The 12-year-old resale company – whose inventory has almost exclusively depended on consumers consigning pre-owned products – states that Brand Approved is “a key part of our mission to make the fashion industry more circular.” Meanwhile, Kering-owned Alexander McQueen has more to gain in this scenario than just circularity credentials; the newly-revealed tie-up enables the brand to exert oversight over the nature of the pre-owned garments and accessories that will be offered up in close connection with its name via Vestiaire’s Brand Approved initiative, something that is significant for image-obsessed luxury brands, particularly as the resale market continues to grow at a break-neck rate. 

To date, “Most brands have [failed] to capitalize on the booming resale market,” according to Luxe Digital. While there are certainly some exceptions, such as Gucci and Stella McCartney, for instance, both of which have teamed up with San Francisco-based resale giant The RealReal, luxury brands “have been hesitant to encourage resale by fear of cannibalizing sales of new products and diluting the exclusivity of their brands.” With that in mind, and in light of the McQueen x Vestiaire announcement, the fashion media has pondered whether an outright embrace of resale is worth it for luxury brands? 

That is a worthwhile inquiry, but there is another question that is more appropriate/important: Is resale something that luxury brands can afford to sit out? 

Chances are, the answer is likely no – and for a few different reasons. For one thing, the size of the resale market is unignorable. The market for luxury resale, alone, was worth a reported $24 billion in 2020, and is expected to grow to $51 billion by 2023, as consumers (particularly younger ones) continue to embrace the resale model.

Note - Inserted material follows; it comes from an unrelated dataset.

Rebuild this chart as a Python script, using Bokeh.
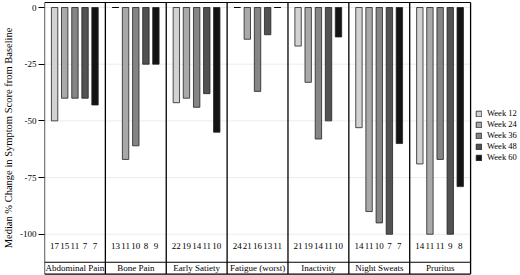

With such demand in mind, sitting out on resale – either by not partnering with established retail entities or by failing to roll out their own in-house ventures – brands are missing an opportunity to reach (and bank on) the growing pool of consumers that are actively buying pre-owned luxury goods, albeit from unaffiliated outlets.

Put another way, second-hand luxury can actually be seen as “a new growth driver and another high-quality, entry-level offer, such as perfumes, bags and shoes,” according to fashion consultancy Heuritech. (And those are precisely the types of high-margin offerings that enable most luxury brands – which, with their high turnover, volume-based models, are not actually based on exclusivity at all – to generate billions in revenue.)

A potentially more important reason, though, stems from the fact that the appeal of the resale market is so intrinsically linked to the original brands at play (and their trademarks). Even if there is not an affiliation between a resale entity and the original brand (and there often is not), there may as well be. This is because a significant part of what the consumer is buying into when it comes to the initial luxury of luxury goods and the resale of those same products is the brand, itself. As such, when a resale company markets and sells a Louis Vuitton, Gucci or Chanel-branded bag, for instance, the appeal, reputation, goodwill, etc. of that luxury brand is the draw, along with an attractive price tag, of course. (This affiliation-centric argument is at the heart of the lawsuit that Chanel filed against What Goes Around Comes Around back in 2018).

It follows from this that if there are issues with the authenticity and/or quality of a product sold in a resale capacity, it will not merely reflect poorly on the resale company, there is a chance that such consumer dissatisfaction will be imputed back to Louis Vuitton or Gucci or Chanel – even if the brand had nothing to do with the sale. 

That is a risk for companies whose entire ability to sell products at a marked premium depends on their reputation among the consuming public, something that they have spent hundreds of millions of dollars (or more) building up over decades. With that in mind, luxury brands should be eager to become involved, if for no other reason than a quality control perspective. (And if the enduring lawsuits that Chanel – which is the second largest luxury brand in the world by revenue behind Louis Vuitton – has waged against resale entities are any indication, control is something that is desperately important to luxury brands.) 

Ultimately, it is not as simple as luxury brands shying away from resale on the basis that the promotion of pre-owned goods may dent their ability to sell sizable quantities of new goods. It is not that black and white. The more integral issue centers on the fact that if brands do not adequately ensure the authenticity and quality – and frankly, the conditions in which their goods are merchandised and marketed – there is a chance that their ability to easily sell billions of dollars worth of new goods may be hindered anyway. If their image is tarnished by consumers buying sub-par (or counterfeit) pre-owned products, that could chip away at brand equity, and ultimately, reflect poorly on their new goods, thereby, deterring consumers.